Summer School #2 edition 2017 ‘MAKING PUBLIC DOMAIN’ examed how public space can be made and what role art can play in this. The starting point was that public space does not actually exist, but must constantly be created and activated. Which strategies then - artistic, civil, activist, social, political, legal, etc - are able to generate public space?
Artists, experts, policy-makers and academics (art academics, jurists, urbanists, media specialists and so on) tackled a different theme every day. By means of workshops, lectures, artistic interventions and case studies, summer school participants were actively involved in a 5-day exchange between artists and experts unravelling the concepts and practice of ‘making public domain’.
A space only becomes public when it admits other voices, opinions, images and ideas and when the invisible is made visible. A productive dialogue on ‘making public domain’ requires an interdisciplinary approach, involving both guests and participants from various domains of knowledge and expertise: artists, experts, students, architects, art professional, patrons and intermediaries, but also, jurists, urbanists, sociologists and citizens. Guest artists and professionals from various backgrounds will fuel the discussion with their personal experience, method and strategies in making public domain. Polyphony is key. After all, the confrontation with an alternative voice or a controversial image always elicits discussion or dissent. This is at the same time the essence of the public domain: it always leaves open the possibility of dissent.

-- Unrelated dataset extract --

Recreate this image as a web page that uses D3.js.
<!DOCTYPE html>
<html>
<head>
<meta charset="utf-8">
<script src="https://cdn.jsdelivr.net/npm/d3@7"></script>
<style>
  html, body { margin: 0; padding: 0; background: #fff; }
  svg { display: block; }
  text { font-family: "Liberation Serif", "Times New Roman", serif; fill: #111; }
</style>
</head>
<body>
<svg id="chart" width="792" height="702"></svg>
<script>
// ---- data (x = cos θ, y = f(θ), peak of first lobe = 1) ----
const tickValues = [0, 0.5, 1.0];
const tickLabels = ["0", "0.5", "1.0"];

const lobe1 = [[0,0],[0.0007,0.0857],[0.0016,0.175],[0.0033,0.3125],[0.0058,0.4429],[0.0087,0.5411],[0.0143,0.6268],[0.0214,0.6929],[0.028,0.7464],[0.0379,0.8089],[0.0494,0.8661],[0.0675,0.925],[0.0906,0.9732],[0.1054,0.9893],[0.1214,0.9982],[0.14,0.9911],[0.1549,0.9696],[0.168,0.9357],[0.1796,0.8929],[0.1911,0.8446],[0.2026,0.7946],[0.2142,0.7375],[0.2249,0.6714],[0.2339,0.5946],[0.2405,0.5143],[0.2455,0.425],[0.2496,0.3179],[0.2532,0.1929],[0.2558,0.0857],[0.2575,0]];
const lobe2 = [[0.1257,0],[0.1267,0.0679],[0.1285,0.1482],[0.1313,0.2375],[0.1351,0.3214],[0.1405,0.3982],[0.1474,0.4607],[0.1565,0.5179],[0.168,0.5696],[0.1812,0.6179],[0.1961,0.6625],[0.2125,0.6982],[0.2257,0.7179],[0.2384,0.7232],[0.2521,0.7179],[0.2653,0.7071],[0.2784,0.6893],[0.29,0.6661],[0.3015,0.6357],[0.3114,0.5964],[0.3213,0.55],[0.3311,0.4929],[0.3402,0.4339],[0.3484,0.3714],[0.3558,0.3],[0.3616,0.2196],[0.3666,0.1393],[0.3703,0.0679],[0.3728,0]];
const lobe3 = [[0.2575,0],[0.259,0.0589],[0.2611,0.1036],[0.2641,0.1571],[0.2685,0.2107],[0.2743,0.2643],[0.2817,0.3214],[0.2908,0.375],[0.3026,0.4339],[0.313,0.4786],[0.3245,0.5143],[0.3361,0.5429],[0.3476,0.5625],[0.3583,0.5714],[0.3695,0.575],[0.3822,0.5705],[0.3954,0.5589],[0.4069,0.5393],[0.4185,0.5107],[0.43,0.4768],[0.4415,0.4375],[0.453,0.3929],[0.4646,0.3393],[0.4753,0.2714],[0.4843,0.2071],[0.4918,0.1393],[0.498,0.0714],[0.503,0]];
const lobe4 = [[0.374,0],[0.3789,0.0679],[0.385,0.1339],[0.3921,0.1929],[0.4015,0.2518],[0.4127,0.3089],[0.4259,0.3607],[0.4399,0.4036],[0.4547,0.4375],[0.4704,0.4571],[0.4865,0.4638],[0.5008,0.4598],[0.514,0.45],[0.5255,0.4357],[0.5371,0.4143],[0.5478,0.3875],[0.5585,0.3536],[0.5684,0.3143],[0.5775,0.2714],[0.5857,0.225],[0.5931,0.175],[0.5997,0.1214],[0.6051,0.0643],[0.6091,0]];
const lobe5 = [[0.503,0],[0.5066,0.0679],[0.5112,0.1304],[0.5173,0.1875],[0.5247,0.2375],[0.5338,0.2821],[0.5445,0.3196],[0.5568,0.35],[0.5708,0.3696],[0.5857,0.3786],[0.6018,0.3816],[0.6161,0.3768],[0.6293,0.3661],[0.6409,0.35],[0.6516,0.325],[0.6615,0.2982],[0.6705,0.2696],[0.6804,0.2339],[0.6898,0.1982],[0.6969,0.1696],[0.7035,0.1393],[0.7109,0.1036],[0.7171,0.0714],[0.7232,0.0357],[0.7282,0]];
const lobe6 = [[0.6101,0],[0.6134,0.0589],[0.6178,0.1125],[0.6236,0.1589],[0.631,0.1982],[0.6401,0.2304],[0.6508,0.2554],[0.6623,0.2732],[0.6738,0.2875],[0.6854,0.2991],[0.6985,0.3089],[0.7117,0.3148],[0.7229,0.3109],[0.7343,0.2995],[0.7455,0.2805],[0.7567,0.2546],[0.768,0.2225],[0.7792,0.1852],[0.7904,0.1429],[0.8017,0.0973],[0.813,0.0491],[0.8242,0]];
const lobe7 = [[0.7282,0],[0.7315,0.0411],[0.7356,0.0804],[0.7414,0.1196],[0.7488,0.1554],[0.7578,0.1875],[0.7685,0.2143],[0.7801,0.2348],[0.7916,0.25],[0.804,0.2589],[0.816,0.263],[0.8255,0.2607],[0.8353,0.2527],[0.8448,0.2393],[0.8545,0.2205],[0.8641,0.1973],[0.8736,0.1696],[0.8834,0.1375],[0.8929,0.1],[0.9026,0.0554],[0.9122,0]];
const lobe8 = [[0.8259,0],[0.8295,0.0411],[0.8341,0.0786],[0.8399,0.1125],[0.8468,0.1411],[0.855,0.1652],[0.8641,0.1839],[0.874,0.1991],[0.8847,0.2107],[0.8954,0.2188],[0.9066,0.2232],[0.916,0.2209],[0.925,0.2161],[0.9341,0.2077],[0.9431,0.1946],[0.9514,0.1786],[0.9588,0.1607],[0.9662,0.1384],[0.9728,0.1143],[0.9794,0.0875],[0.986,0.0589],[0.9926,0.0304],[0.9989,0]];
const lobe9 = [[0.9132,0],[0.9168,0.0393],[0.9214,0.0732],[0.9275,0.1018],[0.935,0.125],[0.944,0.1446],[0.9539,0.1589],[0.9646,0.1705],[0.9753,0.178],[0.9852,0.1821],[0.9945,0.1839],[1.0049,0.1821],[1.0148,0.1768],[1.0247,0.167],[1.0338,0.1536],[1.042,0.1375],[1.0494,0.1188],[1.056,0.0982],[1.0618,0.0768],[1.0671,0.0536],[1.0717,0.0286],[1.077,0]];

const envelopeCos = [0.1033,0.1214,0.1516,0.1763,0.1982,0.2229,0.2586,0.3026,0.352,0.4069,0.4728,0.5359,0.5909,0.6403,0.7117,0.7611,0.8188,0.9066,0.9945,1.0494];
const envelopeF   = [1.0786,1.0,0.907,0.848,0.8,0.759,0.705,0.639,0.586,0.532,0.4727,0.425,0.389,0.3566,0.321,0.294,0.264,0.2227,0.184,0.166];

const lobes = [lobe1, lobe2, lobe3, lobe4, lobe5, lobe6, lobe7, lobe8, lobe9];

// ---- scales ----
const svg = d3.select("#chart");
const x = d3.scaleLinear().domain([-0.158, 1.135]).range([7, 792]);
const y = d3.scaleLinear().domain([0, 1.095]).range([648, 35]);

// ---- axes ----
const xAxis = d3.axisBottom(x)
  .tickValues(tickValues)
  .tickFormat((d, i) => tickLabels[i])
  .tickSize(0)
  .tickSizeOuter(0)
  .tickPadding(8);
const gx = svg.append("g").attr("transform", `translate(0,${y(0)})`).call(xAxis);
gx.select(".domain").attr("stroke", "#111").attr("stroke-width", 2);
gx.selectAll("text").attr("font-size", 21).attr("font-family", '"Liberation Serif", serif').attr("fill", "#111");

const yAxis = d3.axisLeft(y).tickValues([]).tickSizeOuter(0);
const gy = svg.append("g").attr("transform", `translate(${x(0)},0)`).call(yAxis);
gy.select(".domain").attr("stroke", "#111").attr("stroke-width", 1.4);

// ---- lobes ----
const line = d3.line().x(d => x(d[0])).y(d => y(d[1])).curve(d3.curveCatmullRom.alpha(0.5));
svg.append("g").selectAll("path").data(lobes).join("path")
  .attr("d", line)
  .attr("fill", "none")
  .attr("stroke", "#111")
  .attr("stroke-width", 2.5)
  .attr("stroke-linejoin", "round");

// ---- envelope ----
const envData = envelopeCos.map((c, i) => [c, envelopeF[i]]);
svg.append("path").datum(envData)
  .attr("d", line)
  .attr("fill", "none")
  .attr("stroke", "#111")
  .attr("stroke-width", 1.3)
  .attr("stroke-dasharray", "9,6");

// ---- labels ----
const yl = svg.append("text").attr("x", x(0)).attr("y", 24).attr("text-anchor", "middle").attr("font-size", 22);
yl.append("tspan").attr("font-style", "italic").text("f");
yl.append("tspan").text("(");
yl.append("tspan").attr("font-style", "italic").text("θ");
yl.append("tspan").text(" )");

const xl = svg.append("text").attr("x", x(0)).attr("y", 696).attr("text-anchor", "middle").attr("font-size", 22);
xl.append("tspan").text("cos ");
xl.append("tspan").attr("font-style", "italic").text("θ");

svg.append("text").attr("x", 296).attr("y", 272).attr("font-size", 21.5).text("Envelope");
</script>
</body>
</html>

The 5-day Summer School opens up an interdisciplinary network of professionals, knowledge and expertise, creating a shared scenario allowing for a collective and individual learning process. During the day an inspiring selection of relevant cases connected to the theme of the day will be introduced, allowing anyone to participate and contribute to the discussion from their own perspective. In the evening the Summer School offers insights on the topic to a wider public of stakeholders.